The Breastplate, reminding us of the second item in the Christian’s armour in Ephesians VI, comes ringing down the ages as a hymn of triumph in Christ, full of evangelical assurance and certainty:
Christ be with me, Christ within me,
Christ behind me, Christ before me,
Christ beside me, Christ to win me,
Christ to comfort and restore me.
So it leads on to its last tremendous declaration of faith: “Salvation is of Christ the Lord!” How wonderfully like John Calvin he wrote and how differently from the doggerel ditties usually associated with the 17th of March, such as:
Hail, Holy St. Patrick
Sweet Saint of Our Isle!
It is because most of the Irish people, apart from a large majority of them in the North and a small minority in the South, have departed from the “faith of their fathers” that this remotest island in the West is no longer the “island of saints and scholars” that the influence of Patrick made it. Irish missionaries were carrying the Gospel to the remotest parts of Europe when the schools of Ireland were producing treasures of the Bible as the shadows of the Dark Ages descended upon the Continent.
Far beyond our ocean girdle
Faithful sons the Gospel taught.
Men of distant climes and nations
At their lips the tiding sought,
Where midst Alpine snowy splendour
Sleeping lake in shadow lies,
Where the vine and olive flourish
’Neath the blue Italian skies.
The Hill Of Tara
But let us return to the green hills and rainy mists of the land which Patrick made peculiarly his own. A glance at the map of the missionary journeys of St. Patrick is as fascinating as that of the wanderings of St. Paul, and perhaps more so for those of us who live where we can follow in Patrick’s footsteps every day! The old story of how Patrick used the beacon fire of the heathen Irish upon the Hill of Tara in the Irish Midlands to light a Gospel fire throughout the realms of the High King of Ireland is well known. But most of his missionary movements read like a travel talk of Northern Ireland. It is surely one of the ironies of Irish church history, and an indication of the strength of the Patrick tradition in Protestant Ulster, that nearly all the scenes of the Patrick story are laid in those six counties where the British writ still runs!
The high, round hill of Slemish still overlooks the prosperous Presbyterian town of Ballymena, famous for its output of enterprising Scotch-Irish settlers to the States and Canada. It was there that Patrick found his Damascus Road.
Skirting the shores of Belfast Lough we enter kindly County Down with its fishing grounds and rich cornlands. There, among its little hills, is the St. Patrick Memorial Church at Saul.

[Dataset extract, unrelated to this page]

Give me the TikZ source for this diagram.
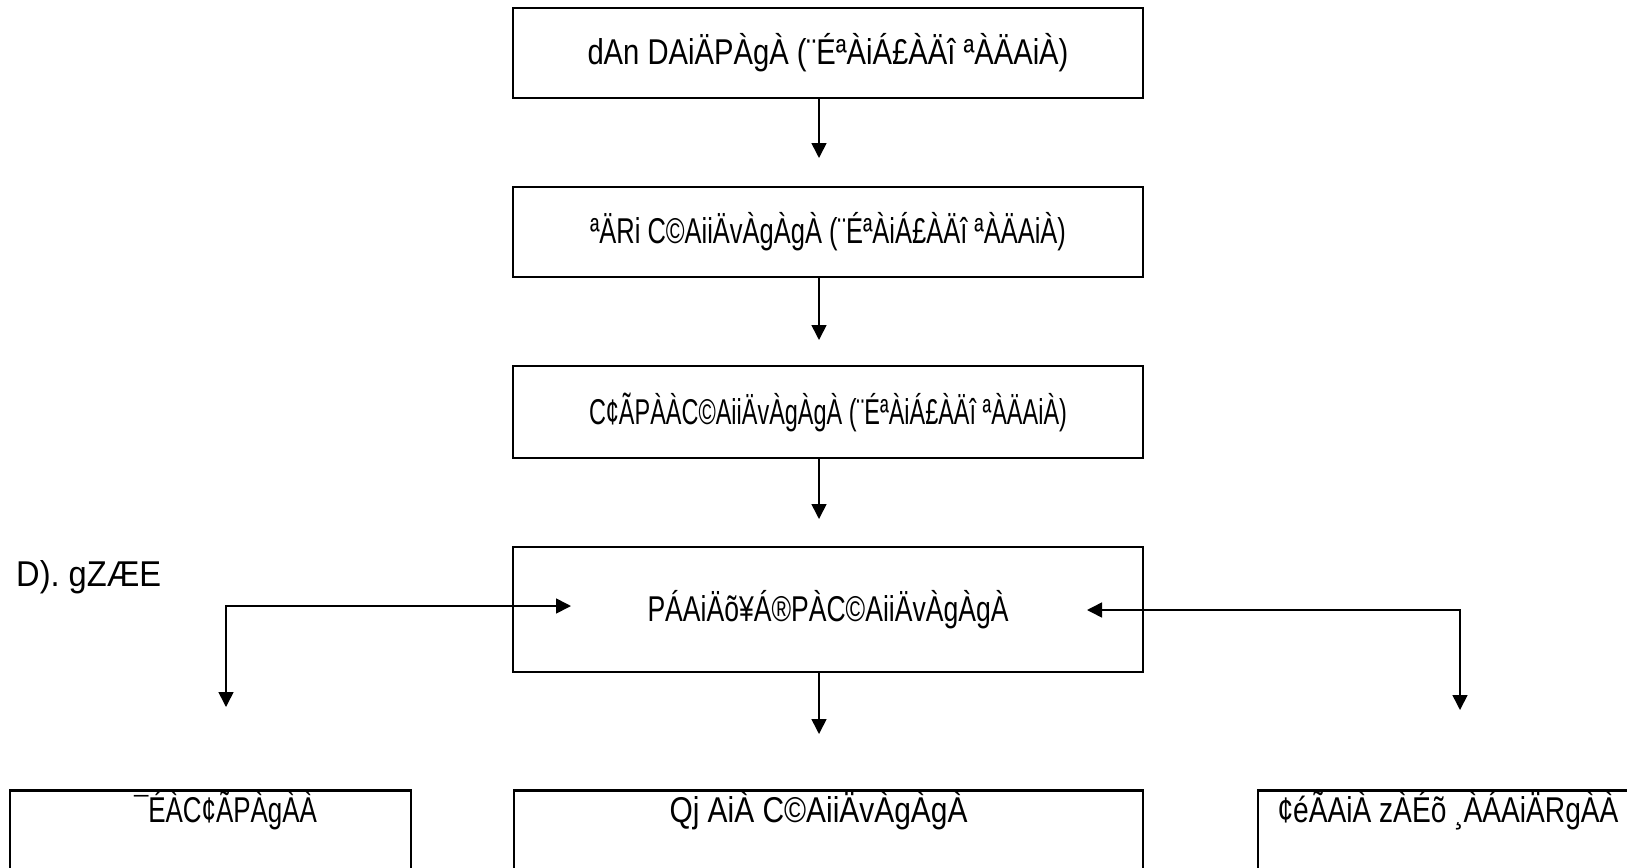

An annual open-air service at Tara recalls the coming of Patrick to the South, while the name Saul (old Irish for “a barn”) reminds us that like evangelists of other days he did not despise the humblest preaching house. Not far away is Downpatrick Cathedral, Mother Church of the Diocese of Down, where the Protestant Dean will proudly show visitors a simple gravestone inscribed “Patric.”
But it is among the apple orchards of Armagh, white in spring and ruddy in autumn, that we must seek the center of the Patrick country. In that little city, set on a hill, two cathedrals lift their spires and towers to the sky. Both are named for the intrepid missionary whom both faiths claim as their founder. But, while the Roman Catholic cathedral is only eighty years old, the Church of Ireland (Episcopal) Cathedral occupies a spot which has been hallowed by Christian worship for centuries. Thus the Church of Ireland can well claim the title deeds, the “family portraits” as it were, of St. Patrick.
Dublin And Belfast
So we leave the Emerald Isle among its misty mountains, with St. Patrick’s Episcopal Cathedral in Dublin, the Southern and largely Roman Catholic capital, proclaiming the existence of its dwindling minority. Northward, Belfast, with its industries and its Orange Lodges, proclaims in its motto “What shall we give in return for so much?” the unshakable determination of the Ulstermen to be true to the Trinitarian Faith planted by Patrick among the shamrocks of the Emerald Isle. Meanwhile, let us pray that the four millions of Roman Catholics who pay lip service to St. Patrick will seek the truth about their hero, and about his hero whose “unsearchable riches” he proclaimed to their forefathers in his writings not only “with his lips but with his life.”
Catholic Christian
As we leave Ireland and the Irish, we are left pondering the perennial “Irish question”: Was Patrick a Protestant or a Roman Catholic? To those who ask that question there is no short answer. But those who are prepared to think and to compare the simplicity of his teachings with the present-day accretions of Rome will have little difficulty in coming to the conclusion that he was truly catholic and truly Christian. To say more than that would be an anachronism. To make him a “Reformer before the Reformation” would be to use the language of more than a thousand years later. To say that he was a Christian and a Catholic is to say all.
Ages pass, yet with St. Patrick
Firm we hold the faith of God;
With his “Breastplate” armed we follow
Where the Saints and Martyrs trod.
Lift thy banner, Church of Erin,
To thine ancient Faith we cling.
Thou art built on truth eternal
Jesus Christ our Lord and King.
The Rev. Michael W. Dewar, M.A., late History Exhibitioner and First Prizeman at Emmanuel College, Cambridge, is one of the younger clergymen in the Church of Ireland. When Christianity Today asked whether he would prepare an article on St. Patrick, he replied: “No Irish Episcopal clergyman can refuse to speak for ‘the National Apostle’ and try to salvage him from the hands of the ‘opposition’!” Mr. Dewar saw World War II service as a soldier in G2 of SHAEF. Today he ministers in Scarva, County Down, Northern Ireland, as rector of St. Matthew’s Episcopal Church.